On-highway diesel prices continued falling last week, although not quite as steeply as the week before.

According to the Energy Information Administration, the national average price fell another 4.9 cents to $3.948. A week earlier prices dropped 6.4 cents nationally. Diesel fuel is still nearly a dollar more expensive than this time last year.

Moreover, prices dropped in every region of the United States, with the Rocky Mountains taking the biggest cut at 8.1 cents. The Gulf Coast is still cheapest at $3.884, California the most expensive at $4.227.

The dollar once again weakened vis-à-vis the Euro as Germany considered dropping its push for an early rescheduling of Greek bonds in order to facilitate a new package of aid loans for the debt-laden country. This three-week high against the dollar pushed oil prices back up: Light, sweet crude for July closed at $102.70 on Tuesday, gaining 2.1 percent.

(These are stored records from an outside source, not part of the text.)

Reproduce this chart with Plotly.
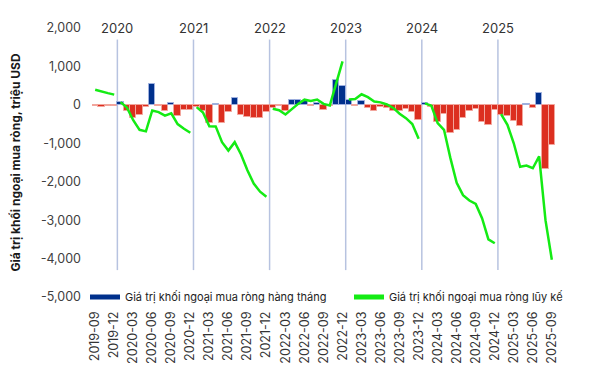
import plotly.graph_objects as go
import pandas as pd

# ---- data ----
months = [p.strftime("%Y-%m") for p in pd.period_range("2019-09", "2025-09", freq="M")]

monthly_2019 = [-20, -60, -20, -30]
monthly_2020 = [70, -150, -340, -275, -60, 544, -35, -147, 52, -302, -130, -130]
monthly_2021 = [-60, -150, -466, 25, -466, -173, 180, -260, -320, -345, -345, -190]
monthly_2022 = [-86, -30, -147, 130, 130, 100, -35, 43, -140, -20, 650, 500]
monthly_2023 = [130, -20, 95, -70, -147, -45, -90, -147, -160, -100, -175, -400]
monthly_2024 = [40, -60, -450, -225, -734, -660, -337, -168, -104, -440, -515, -130]
monthly_2025 = [-270, -280, -430, -550, 20, -86, 311, -1658, -1054]

cum_2019 = [395, 340, 305, 267]
cum_2020 = [70, -70, -400, -650, -690, -147, -190, -280, -220, -500, -620, -725]
cum_2021 = [-60, -200, -555, -560, -970, -1190, -970, -1290, -1700, -2050, -2260, -2390]
cum_2022 = [-100, -140, -250, -105, 25, 135, 100, 140, 25, -15, 585, 1130]
cum_2023 = [138, 150, 275, 200, 85, 65, 10, -80, -230, -345, -500, -880]
cum_2024 = [40, -20, -475, -650, -1380, -2030, -2350, -2490, -2580, -2950, -3500, -3600]
cum_2025 = [-240, -520, -1000, -1610, -1580, -1650, -1340, -3000, -4030]

years = ["2020", "2021", "2022", "2023", "2024", "2025"]
tick_labels = ["2019-09", "2019-12", "2020-03", "2020-06", "2020-09", "2020-12",
               "2021-03", "2021-06", "2021-09", "2021-12", "2022-03", "2022-06",
               "2022-09", "2022-12", "2023-03", "2023-06", "2023-09", "2023-12",
               "2024-03", "2024-06", "2024-09", "2024-12", "2025-03", "2025-06",
               "2025-09"]

monthly = (monthly_2019 + monthly_2020 + monthly_2021 + monthly_2022 +
           monthly_2023 + monthly_2024 + monthly_2025)
cum_segments = [cum_2019, cum_2020, cum_2021, cum_2022, cum_2023, cum_2024, cum_2025]

# ---- styling ----
BLUE = "#00308C"
RED = "#DC2F20"
GREEN = "#14EB14"
FONT = "Inter"

# page body has an 8px default margin -> figure is slightly smaller than window
W, H = 597, 368
ML, MR, MT, MB = 84, 50, 19, 78
PW = W - ML - MR

xidx = list(range(len(months)))
bar_colors = [BLUE if v >= 0 else RED for v in monthly]
bar_lines = ["#9FB0DE" if v >= 0 else "#F2A59C" for v in monthly]

fig = go.Figure()
fig.add_trace(go.Bar(
    x=xidx, y=monthly, customdata=months,
    marker=dict(color=bar_colors, line=dict(color=bar_lines, width=1)),
    showlegend=False,
    hovertemplate="%{customdata}: %{y}<extra></extra>",
))

# cumulative line, one segment per year
lx, ly = [], []
pos = 0
for seg in cum_segments:
    lx += list(range(pos, pos + len(seg))) + [None]
    ly += seg + [None]
    pos += len(seg)
fig.add_trace(go.Scatter(
    x=lx, y=ly, mode="lines", line=dict(color=GREEN, width=2.5),
    connectgaps=False, name="Giá trị khối ngoại mua ròng lũy kế", showlegend=False,
))

# legend entries (two separate legends, placed like the reference)
fig.add_trace(go.Scatter(x=[None], y=[None], mode="lines",
                         line=dict(color=BLUE, width=8),
                         name="Giá trị khối ngoại mua ròng hàng tháng",
                         legend="legend"))
fig.add_trace(go.Scatter(x=[None], y=[None], mode="lines",
                         line=dict(color=GREEN, width=2.5),
                         name="Giá trị khối ngoại mua ròng lũy kế",
                         legend="legend2"))

# year separators
pos = len(cum_2019)
for yr, seg in zip(years, cum_segments[1:]):
    b = pos - 0.5
    fig.add_shape(type="line", x0=b, x1=b, y0=-4300, y1=1700, xref="x", yref="y",
                  line=dict(color="#B7C3E0", width=1.5), layer="below")
    fig.add_annotation(x=b, y=2000, xref="x", yref="y", text=yr, showarrow=False,
                       font=dict(size=13, color="#333333", family=FONT),
                       xanchor="center", yanchor="middle")
    pos += len(seg)

fig.add_annotation(x=-(ML - 7) / PW, y=0.5, xref="paper", yref="paper",
                   text="<b>Giá trị khối ngoại mua ròng, triệu USD</b>",
                   textangle=-90, showarrow=False,
                   font=dict(size=12, color="#1a1a1a", family=FONT),
                   xanchor="center", yanchor="middle")

yt = [-5000, -4000, -3000, -2000, -1000, 0, 1000, 2000]
legend_common = dict(orientation="h", y=0.0, xanchor="left", yanchor="middle",
                     bgcolor="rgba(0,0,0,0)", font=dict(size=11, color="#222222"),
                     itemsizing="constant")
fig.update_layout(
    width=W, height=H,
    margin=dict(l=ML, r=MR, t=MT, b=MB),
    paper_bgcolor="white", plot_bgcolor="white",
    bargap=0,
    font=dict(family=FONT, size=12, color="#333333"),
    xaxis=dict(range=[-0.5, 72.5], tickmode="array",
               tickvals=[months.index(t) for t in tick_labels], ticktext=tick_labels,
               tickangle=-90, tickfont=dict(size=12.5, color="#333333"),
               showgrid=False, zeroline=False, showline=False, ticks="",
               ticklabelstandoff=11),
    yaxis=dict(range=[-5000, 2000], tickmode="array", tickvals=yt,
               ticktext=[f"{v:,}" for v in yt],
               tickfont=dict(size=12.5, color="#404040"),
               showgrid=False, zeroline=False, showline=False, ticks="",
               ticklabelstandoff=10),
    legend=dict(x=(77 - ML) / PW, **legend_common),
    legend2=dict(x=(341 - ML) / PW, **legend_common),
)

fig.write_html("out.html")
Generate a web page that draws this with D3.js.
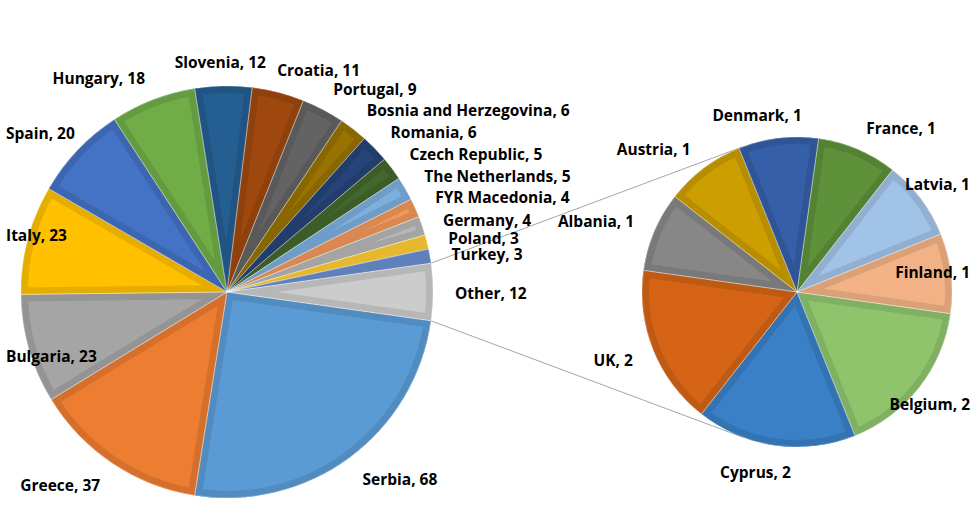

Additionally, crude oil prices were also pushed upward by a major pipeline shutdown in the U.S. A modest 40-barrel spill at a Kansas pump station along TransCanada's Keystone network led the operator to shut down the entire pipeline system, which connects heavy-oil fields in Alberta with the oil hub of Cushing, Okla., which is the delivery point for the Nymex light, sweet oil contract. Record oil levels at Cushing have depressed the front-month Nymex contract versus other contracts in recent months, and the outage on the network, which can deliver up to 591,000 barrels a day to Cushing, is causing the Nymex contract to regain territory.